Recommendation databases like Digg and reddit are complex, highly recursive, organic systems. Like rain forests, playgrounds, and stock markets, Digg and reddit consist of myriad feedback loops. Stories beget votes beget news beget comments beget stories beget comments beget votes—and so on and on. And wherever you have feedback, you have the potential for what we might call Resonance Cascades [ah, the memories]. In a feedback system, small initial variations collide and expand and fold [argh, the memories] back upon themselves to create massive higher-level effects. Yes, I'm talking about chaos theory: Butterfly in Bangladesh Brings Blizzard to Bangor and all that jazz.

So very, very tiny differences in the implementations of Digg and reddit can manifest in huge differences in the output of the overall systems. A cool story about Man-Eating Tigers! that might bubble to the top of one service might get buried/downmodded into oblivion in the other. Do you blame the story writer? Do you blame the algorithm? Do you blame the users? Yes! All of the above! Because all of them mosh together in complex resonance patterns. What you've been saying since the '60s is finally true: the system is to blame.

The Masses are the Message

Of course, the system administrators have more control than anyone. Digg can still improve—so can reddit—so can the brand new service that will destroy them all, which some high school student in Sweden will invent next Tuesday. If I were Digg, you know what I'd do: get rid of categories and descriptions, Kill Capitalization In Headlines, and tighten up the story list. Those changes would improve matters greatly. But would it be enough?

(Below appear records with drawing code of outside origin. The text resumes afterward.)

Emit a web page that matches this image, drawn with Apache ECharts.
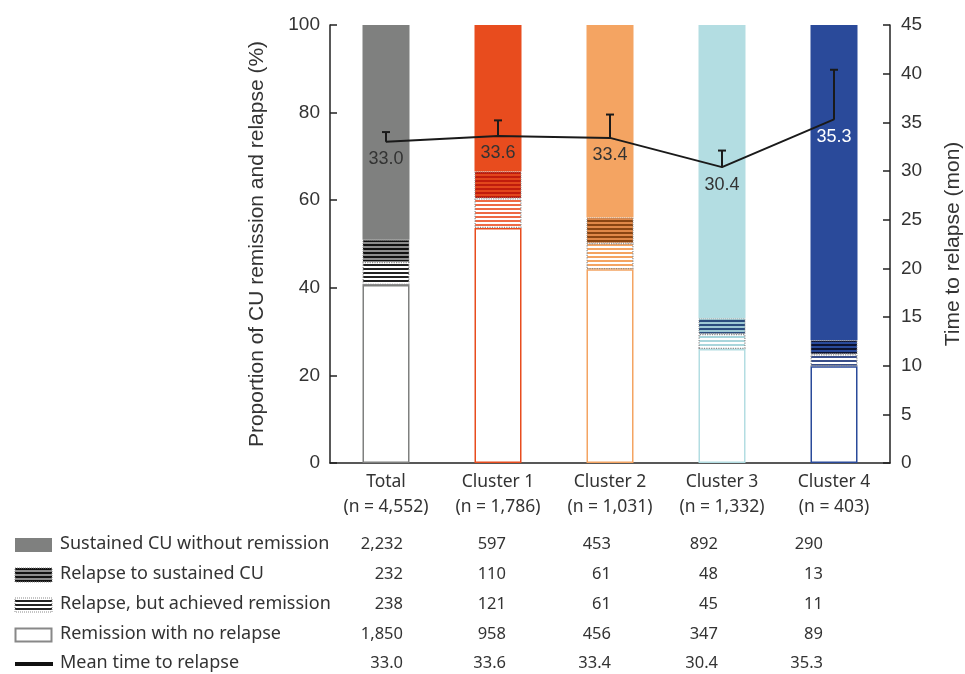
<!DOCTYPE html>
<html>
<head>
<meta charset="utf-8">
<style>
  html, body { margin: 0; padding: 0; background: #fff; }
  #main { width: 965px; height: 674px; }
</style>
<script src="https://cdn.jsdelivr.net/npm/echarts@6/dist/echarts.min.js"></script>
</head>
<body>
<div id="main"></div>
<script>
// data
const categories = ['Total', 'Cluster 1', 'Cluster 2', 'Cluster 3', 'Cluster 4']
const groupN = ['4,552', '1,786', '1,031', '1,332', '403']
const sustained = [2232, 597, 453, 892, 290]
const relapseSustained = [232, 110, 61, 48, 13]
const relapseRemission = [238, 121, 61, 45, 11]
const remission = [1850, 958, 456, 347, 89]
const meanTime = [33.0, 33.6, 33.4, 30.4, 35.3]
const meanUpper = [34.0, 35.2, 35.8, 32.1, 40.4]

const rowNames = ['Sustained CU without remission', 'Relapse to sustained CU', 'Relapse, but achieved remission', 'Remission with no relapse', 'Mean time to relapse']

// colours per group
const mainColor = ['#7f807f', '#e84c1e', '#f4a462', '#b3dde2', '#2a4a9a']
const darkBg = ['#8c8c8c', '#e2461c', '#e08848', '#9ec9d4', '#2a4a9a']
const darkLine = ['#111111', '#c01c0c', '#8a4512', '#2b4c7e', '#0c1230']
const lightLine = ['#222222', '#ee6a45', '#f4a462', '#a9d6dc', '#3a4f8a']

const totals = sustained.map((v, i) => v + relapseSustained[i] + relapseRemission[i] + remission[i])
const pct = arr => arr.map((v, i) => v / totals[i] * 100)

function stripes(bg, fg, on, off) {
  const c = document.createElement('canvas')
  c.width = 4
  c.height = on + off
  const ctx = c.getContext('2d')
  ctx.fillStyle = bg
  ctx.fillRect(0, 0, 4, on + off)
  ctx.fillStyle = fg
  ctx.fillRect(0, 0, 4, on)
  return { image: c, repeat: 'repeat' }
}

const chart = echarts.init(document.getElementById('main'))

const axisFont = 'Liberation Sans'
const textFont = 'Noto Sans'

const sustainedData = pct(sustained).map((v, i) => ({ value: v, itemStyle: { color: mainColor[i] } }))
const relSusData = pct(relapseSustained).map((v, i) => ({
  value: v,
  itemStyle: { color: stripes(darkBg[i], darkLine[i], 2, 2), borderColor: '#8a8a8a', borderType: 'dotted', borderWidth: 1 }
}))
const relRemData = pct(relapseRemission).map((v, i) => ({
  value: v,
  itemStyle: { color: stripes('#ffffff', lightLine[i], 2, 2), borderColor: '#8a8a8a', borderType: 'dotted', borderWidth: 1.2 }
}))
const remData = pct(remission).map((v, i) => ({
  value: v,
  itemStyle: { color: '#ffffff', borderColor: mainColor[i], borderWidth: 1.5 }
}))

// table under the chart
const rowY = [545, 575, 605, 635, 664]
const colRight = [403, 506, 611, 718, 823]
const rowValues = [sustained, relapseSustained, relapseRemission, remission, meanTime]
const graphics = []
rowNames.forEach((name, r) => {
  graphics.push({
    type: 'text', left: 60, top: rowY[r] - 10,
    style: { text: name, font: '18px "' + textFont + '"', fill: '#333' }
  })
  rowValues[r].forEach((v, c) => {
    graphics.push({
      type: 'text', x: colRight[c], y: rowY[r] - 9,
      style: {
        text: r === 4 ? v.toFixed(1) : v.toLocaleString('en-US'),
        font: '16.5px "' + textFont + '"', fill: '#333', align: 'right'
      }
    })
  })
})
graphics.push(
  { type: 'rect', shape: { x: 15, y: rowY[0] - 7, width: 37, height: 14 }, style: { fill: mainColor[0] } },
  { type: 'rect', shape: { x: 15, y: rowY[1] - 7, width: 37, height: 14 },
    style: { fill: stripes('#8c8c8c', '#111', 2, 2), stroke: '#8a8a8a', lineWidth: 1, lineDash: [1, 1] } },
  { type: 'rect', shape: { x: 15, y: rowY[2] - 7, width: 37, height: 14 },
    style: { fill: stripes('#fff', '#222', 2, 2), stroke: '#8a8a8a', lineWidth: 1, lineDash: [1, 1] } },
  { type: 'rect', shape: { x: 15.5, y: rowY[3] - 6.5, width: 36, height: 13 },
    style: { fill: '#fff', stroke: '#888', lineWidth: 2 } },
  { type: 'rect', shape: { x: 15, y: rowY[4] - 2, width: 38, height: 4 }, style: { fill: '#111' } }
)

const option = {
  animation: false,
  grid: { left: 330, right: 75, top: 25, bottom: 211, outerBoundsMode: 'none', containLabel: false },
  xAxis: {
    type: 'category',
    data: categories.map((c, i) => c + '\n(n = ' + groupN[i] + ')'),
    axisLine: { lineStyle: { color: '#222', width: 1.5 } },
    axisTick: { inside: true, length: 7, lineStyle: { color: '#222', width: 1.5 } },
    axisLabel: { interval: 0, fontFamily: textFont, fontSize: 17.5, color: '#333', lineHeight: 25, margin: 7 }
  },
  yAxis: [
    {
      type: 'value', min: 0, max: 100, interval: 20,
      name: 'Proportion of CU remission and relapse (%)',
      nameLocation: 'middle', nameGap: 62,
      nameTextStyle: { fontFamily: axisFont, fontSize: 21, color: '#333' },
      splitLine: { show: false },
      axisLine: { show: true, lineStyle: { color: '#222', width: 1.5 } },
      axisTick: { show: true, inside: true, length: 7, lineStyle: { color: '#222', width: 1.5 } },
      axisLabel: { fontFamily: axisFont, fontSize: 19, color: '#333', margin: 10 }
    },
    {
      type: 'value', min: 0, max: 45, interval: 5,
      name: 'Time to relapse (mon)',
      nameLocation: 'middle', nameGap: 53, nameRotate: 90,
      nameTextStyle: { fontFamily: axisFont, fontSize: 21, color: '#333' },
      splitLine: { show: false },
      axisLine: { show: true, lineStyle: { color: '#222', width: 1.5 } },
      axisTick: { show: true, inside: true, length: 7, lineStyle: { color: '#222', width: 1.5 } },
      axisLabel: { fontFamily: axisFont, fontSize: 19, color: '#333', margin: 11 }
    }
  ],
  series: [
    { name: rowNames[3], type: 'bar', stack: 'p', barWidth: 47, data: remData },
    { name: rowNames[2], type: 'bar', stack: 'p', barWidth: 47, data: relRemData },
    { name: rowNames[1], type: 'bar', stack: 'p', barWidth: 47, data: relSusData },
    { name: rowNames[0], type: 'bar', stack: 'p', barWidth: 47, data: sustainedData },
    {
      name: rowNames[4], type: 'line', yAxisIndex: 1, z: 5,
      data: meanTime.map((v, i) => ({
        value: v,
        label: { color: i === 4 ? '#fff' : '#333' }
      })),
      symbol: 'circle', symbolSize: 1,
      itemStyle: { color: '#1a1a1a' },
      lineStyle: { color: '#1a1a1a', width: 2 },
      label: {
        show: true, position: 'bottom', distance: 8,
        fontFamily: axisFont, fontSize: 18,
        formatter: p => p.value.toFixed(1)
      }
    },
    {
      name: 'upper', type: 'custom', yAxisIndex: 1, z: 6,
      data: meanTime.map((v, i) => [i, v, meanUpper[i]]),
      renderItem: (params, api) => {
        const base = api.coord([api.value(0), api.value(1)])
        const top = api.coord([api.value(0), api.value(2)])
        const st = { stroke: '#1a1a1a', lineWidth: 2 }
        return {
          type: 'group',
          children: [
            { type: 'line', shape: { x1: base[0], y1: base[1], x2: top[0], y2: top[1] }, style: st },
            { type: 'line', shape: { x1: top[0] - 4, y1: top[1], x2: top[0] + 4, y2: top[1] }, style: st }
          ]
        }
      }
    }
  ],
  graphic: graphics
}

option && chart.setOption(option)
</script>
</body>
</html>
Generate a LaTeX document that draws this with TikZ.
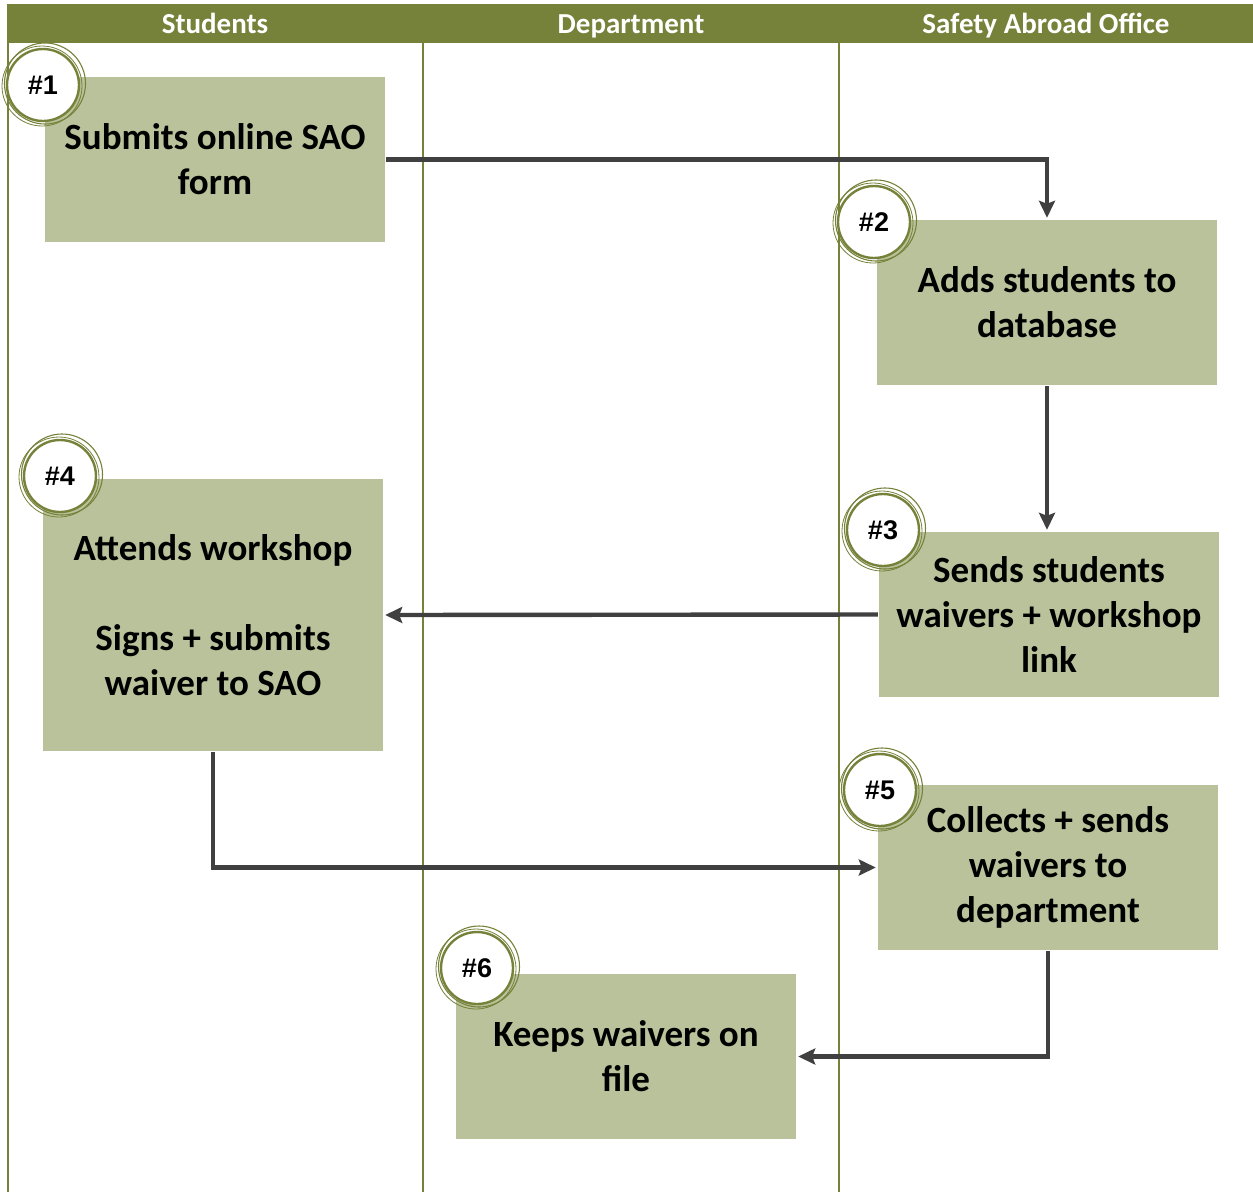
\documentclass[tikz,border=0pt]{standalone}
\usepackage{fontspec}
\setmainfont{Carlito}
\newfontfamily\badgefont{Liberation Sans}
\usetikzlibrary{arrows.meta}
\definecolor{olivehdr}{HTML}{76813A}
\definecolor{boxfill}{HTML}{B9C29A}
\definecolor{arrowgray}{HTML}{404040}
\tikzset{
  lane/.style={draw=olivehdr, line width=1.6pt},
  hdrtext/.style={text=white, anchor=base, font=\fontsize{29}{34}\selectfont\bfseries},
  stepbox/.style={fill=boxfill, minimum width=340pt, minimum height=165pt, align=center, inner sep=0pt,
    font=\fontsize{37}{45}\selectfont\bfseries},
  badge/.style={circle, fill=white, draw=olivehdr, line width=2.4pt,
    minimum size=72pt, inner sep=0pt, font=\badgefont\fontsize{27}{30}\selectfont\bfseries},
  ring/.style={draw=olivehdr, line width=1.1pt},
  flow/.style={draw=arrowgray, line width=4.4pt, -{Stealth[length=17pt,width=16pt,inset=3pt]}, shorten >=2pt, shorten <=1pt},
}
\begin{document}
\begin{tikzpicture}[x=1pt,y=-1pt]
\useasboundingbox (0,0) rectangle (1253,1192);
\fill[white] (0,0) rectangle (1253,1192);
% header
\fill[olivehdr] (7,4) rectangle (1253,42.5);
\node[hdrtext] (h1) at (215,33) {Students};
\node[hdrtext] (h2) at (631,33) {Department};
\node[hdrtext] (h3) at (1046,33) {Safety Abroad Office};
% lanes
\draw[lane] (8,42) -- (8,1192);
\draw[lane] (423,42) -- (423,1192);
\draw[lane] (839,42) -- (839,1192);
% boxes
\node[stepbox] (b1) at (215,159.5) {Submits online SAO\\form};
\node[stepbox] (b2) at (1047,302.5) {Adds students to\\database};
\node[stepbox] (b3) at (1049,614.5) {Sends students\\waivers + workshop\\link};
\node[stepbox, minimum height=272pt] (b4) at (213,615) {Attends workshop\\[45pt]Signs + submits\\waiver to SAO};
\node[stepbox] (b5) at (1048,867.5) {Collects + sends\\waivers to\\department};
\node[stepbox] (b6) at (626,1056.5) {Keeps waivers on\\file};
% badges
\node[badge] (n1) at (43,85) {\#1};
\node[badge] (n2) at (874,222) {\#2};
\node[badge] (n3) at (883,530) {\#3};
\node[badge] (n4) at (60,476) {\#4};
\node[badge] (n5) at (880,790) {\#5};
\node[badge] (n6) at (477,968) {\#6};
\foreach \n in {n1,n2,n3,n4,n5,n6}{
  \draw[ring] ([shift={(2,-1.5)}]\n.center) circle[radius=40.5];
  \draw[ring, line width=0.8pt] ([shift={(-1,1)}]\n.center) circle[radius=40];
}
% connectors
\draw[flow] (b1.east) -| (b2.north);
\draw[flow] (b2.south) -- (b2.south |- b3.north);
\draw[flow] (b3.west) -- (b4.east);
\draw[flow] (b4.south) |- (b5.west);
\draw[flow] (b5.south) |- (b6.east);
\end{tikzpicture}
\end{document}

Eventually, maybe it would. Or maybe not. Because now, see, Digg is more than just an algorithm and an interface. Digg is also an Established User Base. And that user base likes what it likes—likes what Digg has trained it to like. What if what it likes is kinda stupid? What if Digg improves things and its users don't like it, or can't cope? What if the system can no longer resist the fluttering of all those butterflies?